The news in Israel is that the Labor Party is threatening to leave the coalition government. Moreover, there’s pressure within the party on Defense Minister Ehud Barak, challenging his leadership as well as pushing him to quit the coalition. Barak was also getting heat from leftist media, especially when the Haaretz daily ran a story about the Obama administration’s supposed disappointment with his inability to “deliver” Netanyahu in the talks with the Palestinians.
This allegation likely came from the Labor Party, as soon thereafter a public row erupted between Barak and a fellow Labor Party minister over the issue. Similarly, the excitement over a so-called Syrian back channel also originated with the Left. Indeed, the most enthusiastic speculation and spin about the purpose of Hoenlein’s visit ran especially in Haaretz.
It’s no secret that the main cheerleaders of the Syrian track in Israel are the Left and figures (both former and current) in the defense establishment, who always wildly overstate the benefits of a deal with Damascus, and minimize the difficulties it would create for Israeli security – all while revealing a gross misunderstanding of Assad''s calculations and interests.
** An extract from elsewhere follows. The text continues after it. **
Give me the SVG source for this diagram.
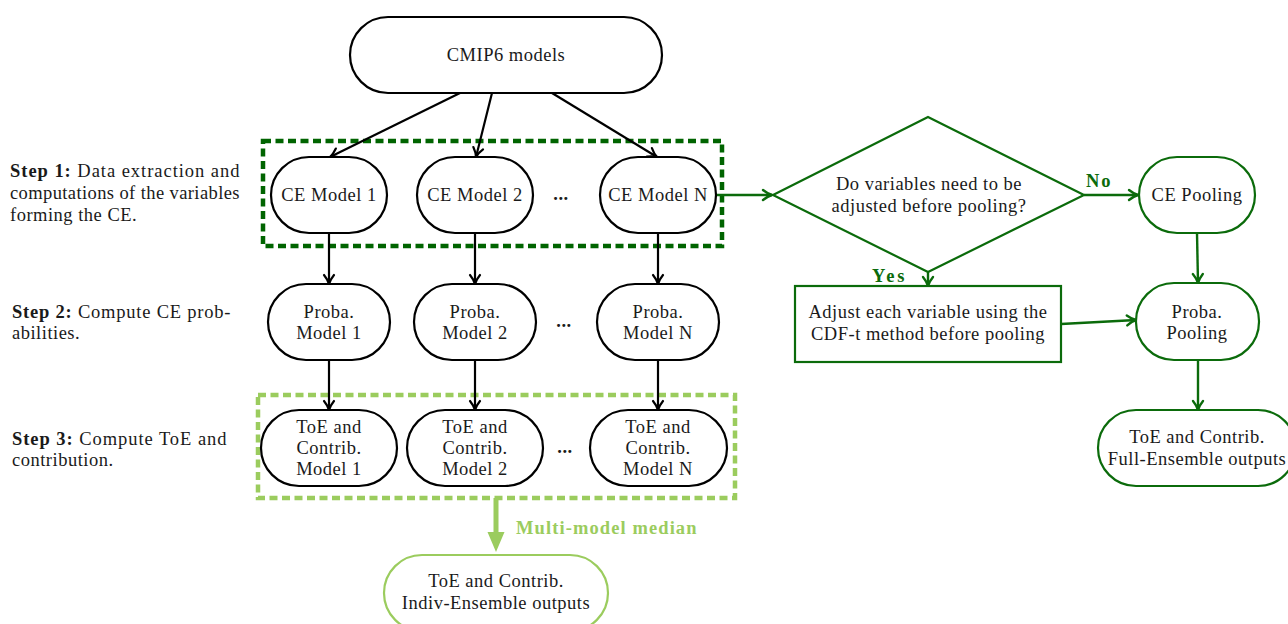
<svg xmlns="http://www.w3.org/2000/svg" width="1288" height="624" viewBox="0 0 1288 624">
<defs>
<style>
.t{font-family:"Liberation Serif","Times New Roman",serif;font-size:18.5px;fill:#1a1a1a;letter-spacing:0.5px}
.c{text-anchor:middle}
.b{font-weight:bold}
.nd{fill:#fff;stroke:#000;stroke-width:2.2}
.gn{fill:#fff;stroke:#0b6b0b;stroke-width:2.2}
.lg{fill:#fff;stroke:#9bcc5e;stroke-width:2.2}
.ln{stroke:#000;stroke-width:2.2;fill:none}
.gl{stroke:#0b6b0b;stroke-width:2.4;fill:none}
.gt{fill:#0b6b0b;font-weight:bold}
</style>
<marker id="ab" markerWidth="16" markerHeight="16" refX="12" refY="8" orient="auto" markerUnits="userSpaceOnUse" overflow="visible">
<path d="M3,3 Q8,7 12,8 Q8,9 3,13" fill="none" stroke="#000" stroke-width="2.2" stroke-linecap="round" stroke-linejoin="round"/>
</marker>
<marker id="ag" markerWidth="16" markerHeight="16" refX="12" refY="8" orient="auto" markerUnits="userSpaceOnUse" overflow="visible">
<path d="M3,3 Q8,7 12,8 Q8,9 3,13" fill="none" stroke="#0b6b0b" stroke-width="2.4" stroke-linecap="round" stroke-linejoin="round"/>
</marker>
</defs>
<rect width="1288" height="624" fill="#fff"/>

<g id="step-labels">
<text class="t" x="10" y="177" textLength="230"><tspan class="b">Step 1:</tspan> Data extraction and</text>
<text class="t" x="10" y="199" textLength="230">computations of the variables</text>
<text class="t" x="10" y="221">forming the CE.</text>
<text class="t" x="12" y="318" textLength="219"><tspan class="b">Step 2:</tspan> Compute CE prob-</text>
<text class="t" x="12" y="339">abilities.</text>
<text class="t" x="12" y="445" textLength="215"><tspan class="b">Step 3:</tspan> Compute ToE and</text>
<text class="t" x="12" y="466">contribution.</text>
</g>

<g id="group-boxes">
<rect x="263" y="141" width="459" height="105" fill="none" stroke="#006400" stroke-width="4.5" stroke-dasharray="8 4.5"/>
<rect x="258" y="395" width="477" height="103" fill="none" stroke="#9bcc5e" stroke-width="4.5" stroke-dasharray="8 4.5"/>
</g>

<g id="connectors">
<line class="ln" x1="460" y1="93" x2="330" y2="157" marker-end="url(#ab)"/>
<line class="ln" x1="492" y1="93" x2="476" y2="157" marker-end="url(#ab)"/>
<line class="ln" x1="552" y1="93" x2="657" y2="157" marker-end="url(#ab)"/>
<line class="ln" x1="329" y1="233" x2="329" y2="284" marker-end="url(#ab)"/>
<line class="ln" x1="475" y1="233" x2="475" y2="284" marker-end="url(#ab)"/>
<line class="ln" x1="658" y1="233" x2="658" y2="284" marker-end="url(#ab)"/>
<line class="ln" x1="329" y1="360" x2="329" y2="410" marker-end="url(#ab)"/>
<line class="ln" x1="475" y1="360" x2="475" y2="410" marker-end="url(#ab)"/>
<line class="ln" x1="658" y1="360" x2="658" y2="410" marker-end="url(#ab)"/>
<line class="gl" x1="716" y1="195" x2="772" y2="195" marker-end="url(#ag)"/>
<line class="gl" x1="1084" y1="195" x2="1138" y2="195" marker-end="url(#ag)"/>
<line class="gl" x1="928" y1="272" x2="928" y2="286" marker-end="url(#ag)"/>
<line class="gl" x1="1197" y1="233" x2="1198" y2="283" marker-end="url(#ag)"/>
<line class="gl" x1="1061" y1="324" x2="1136" y2="320" marker-end="url(#ag)"/>
<line class="gl" x1="1198" y1="360" x2="1198" y2="410" marker-end="url(#ag)"/>
<path d="M493.5,498 L498.5,498 L498.5,532 L504.5,532 L496,552 L487.5,532 L493.5,532 Z" fill="#9bcc5e"/>
<text class="t b" x="516" y="534" textLength="181" style="fill:#9bcc5e">Multi-model median</text>
<text class="t gt" x="1086" y="187" textLength="25">No</text>
<text class="t gt" x="872" y="282" textLength="33">Yes</text>
</g>

<g id="cmip6"><rect class="nd" x="350" y="17" width="312" height="76" rx="38"/><text class="t c" x="506" y="61">CMIP6 models</text></g>

<g id="ce1"><rect class="nd" x="271" y="157" width="116" height="76" rx="38"/><text class="t c" x="329" y="201">CE Model 1</text></g>
<g id="ce2"><rect class="nd" x="417" y="157" width="116" height="76" rx="38"/><text class="t c" x="475" y="201">CE Model 2</text></g>
<g id="ce-dots"><text class="t c b" x="561" y="200">...</text></g>
<g id="ceN"><rect class="nd" x="600" y="157" width="116" height="76" rx="38"/><text class="t c" x="658" y="201">CE Model N</text></g>

<g id="p1"><rect class="nd" x="268" y="284" width="122" height="76" rx="38"/><text class="t c" x="329" y="318">Proba.</text><text class="t c" x="329" y="339">Model 1</text></g>
<g id="p2"><rect class="nd" x="414" y="284" width="122" height="76" rx="38"/><text class="t c" x="475" y="318">Proba.</text><text class="t c" x="475" y="339">Model 2</text></g>
<g id="p-dots"><text class="t c b" x="564" y="327">...</text></g>
<g id="pN"><rect class="nd" x="597" y="284" width="122" height="76" rx="38"/><text class="t c" x="658" y="318">Proba.</text><text class="t c" x="658" y="339">Model N</text></g>

<g id="t1"><rect class="nd" x="261" y="410" width="136" height="76" rx="38"/><text class="t c" x="329" y="433">ToE and</text><text class="t c" x="329" y="454">Contrib.</text><text class="t c" x="329" y="475">Model 1</text></g>
<g id="t2"><rect class="nd" x="407" y="410" width="136" height="76" rx="38"/><text class="t c" x="475" y="433">ToE and</text><text class="t c" x="475" y="454">Contrib.</text><text class="t c" x="475" y="475">Model 2</text></g>
<g id="t-dots"><text class="t c b" x="565" y="453">...</text></g>
<g id="tN"><rect class="nd" x="590" y="410" width="137" height="76" rx="38"/><text class="t c" x="658" y="433">ToE and</text><text class="t c" x="658" y="454">Contrib.</text><text class="t c" x="658" y="475">Model N</text></g>

<g id="indiv"><rect class="lg" x="384" y="555" width="224" height="76" rx="38"/><text class="t c" x="496" y="587">ToE and Contrib.</text><text class="t c" x="496" y="609">Indiv-Ensemble outputs</text></g>

<g id="decision"><polygon class="gn" points="928,117 1084,195 928,272 773,195"/><text class="t c" x="929" y="190">Do variables need to be</text><text class="t c" x="929" y="212">adjusted before pooling?</text></g>

<g id="cepool"><rect class="gn" x="1139" y="157" width="116" height="76" rx="38"/><text class="t c" x="1197" y="201">CE Pooling</text></g>

<g id="adjust"><rect class="gn" x="795" y="286" width="266" height="76"/><text class="t c" x="928" y="318">Adjust each variable using the</text><text class="t c" x="928" y="340">CDF-t method before pooling</text></g>

<g id="ppool"><rect class="gn" x="1136" y="283" width="123" height="77" rx="38"/><text class="t c" x="1197" y="318">Proba.</text><text class="t c" x="1197" y="339">Pooling</text></g>

<g id="full"><rect class="gn" x="1098" y="410" width="198" height="76" rx="38"/><text class="t c" x="1197" y="443">ToE and Contrib.</text><text class="t c" x="1197" y="465">Full-Ensemble outputs</text></g>
</svg>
For this group, the Syrian track has become something of a cause célèbre – a development, incidentally, which grows more shrill as the Israeli Left’s irrelevance increases. Consequently, it is a tool in the domestic maneuvers, with the Left looking for someone to pick up the flag of the Syria option, as the following piece in Haaretz did with Lt. Gen. Gabi Ashkenazi, urging him to assume the Syrian mantle once he decides to enter politics.
But all this parochial maneuvering aside, are the prospects of a revived Syrian track real? If Labor is serious about quitting the coalition in the coming months, it means that Israel will be looking at new elections in about a year’s time. Given Labor''s poor performance in the previous elections, it could well be that Barak and his party won''t even be part of a new coalition that would emerge from new elections – making the likelihood of any renewed substantive peace process with Syria close to nil. As analyst Jonathan Spyer reminded me, dying coalitions don’t tend to conclude peace processes.
As for the hype over the recess appointment of Robert Ford as US ambassador to Damascus, by the time elections take place and a new coalition government takes shape in Israel, he’d be on his way back to Washington, his one-year assignment having expired.
But it was none other than one of the biggest enthusiasts of the Syria track in Israel, Maj. Gen. (ret.) Uri Sagui, who explained why all the media commotion was unwarranted: “[The] media spin going on here ... cannot cover up the huge gap between Syria and Israel. You don’t have to ask Hoenlein what Assad thinks.” Indeed, as anonymous sources in Jerusalem quoted by Yediot Ahronot put it: “There are various individuals visiting Damascus all the time. The problem with the Syrians is their opening position for negotiations, and the fact that they require prior Israeli commitment to full withdrawal.” Netanyahu voiced the same position on Monday.
In other words, there’s no agreement on the basic framework for resuming talks. And it’s not as though US diplomats dealing with Syria haven’t spent the last couple of years trying to get the Syrians to change their maximalist demands. There’s no reason to believe that any of this has changed, regardless of Hoenlein’s visit – whatever its purpose.
Until then, all this remains little more than the panting of those in Israel who see peace with Syria as a panacea of sorts, or a place of diplomatic breakthrough. All of which is quite fitting, since the belief that Syria is “key” is the hallmark of irrelevant actors, the Israeli Left being chief among them.